Gorée c’est une histoire intime pour vous ? Oui, cela fait la quatrième fois que je viens ici. C’est la deuxième grande œuvre que je fais ici, mais j’ai aussi travaillé avec des artistes comme Gabriel Kemzo Malou qui est sur l’Ile, avec Ousmane Sow, avec Katzé. En 2002, deux ans après la mort de Senghor, j’ai fait une commémoration dans son village natal, avec la population, autour de l’arbre sacré. Et ce sont les femmes de ce village, qui m’avaient donné l’autorisation de travailler autour de l’arbre. Cette expérience avait duré deux mois et à l’issue de cela, on a dansé et chanté toute une nuit sur les paroles de Senghor.

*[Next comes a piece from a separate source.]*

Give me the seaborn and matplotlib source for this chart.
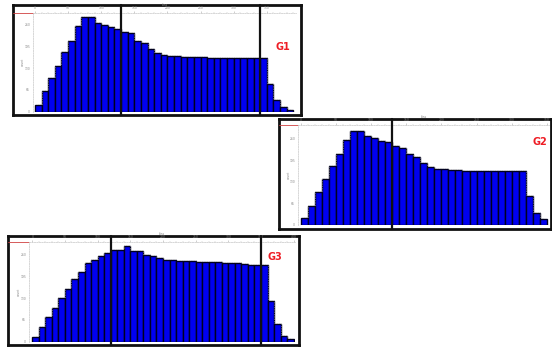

Quand vous travaillez dans un pays quels sont vos matériaux de prédilection ? Je cherche avant tout le matériau local, le bois que vous voyez, vient de la région du Sine Saloum. J’y suis allé moi même, j’ai fait 300 kms allez retour. J’ai brûlé le bois sur place, là bas et je l’ai ramené. La veine bleue, je l’ai ramené de la Réunion.
La Réunion et l’Afrique, des liens particuliers ? Oui car nous mêmes, avons connu l’esclavage aussi et après cela, il y a eu les « engagés » moi même je suis petit fils d’engagés. Aujourd’hui, nous essayons de clarifier les choses, pour retrouver une identité qui soit saine.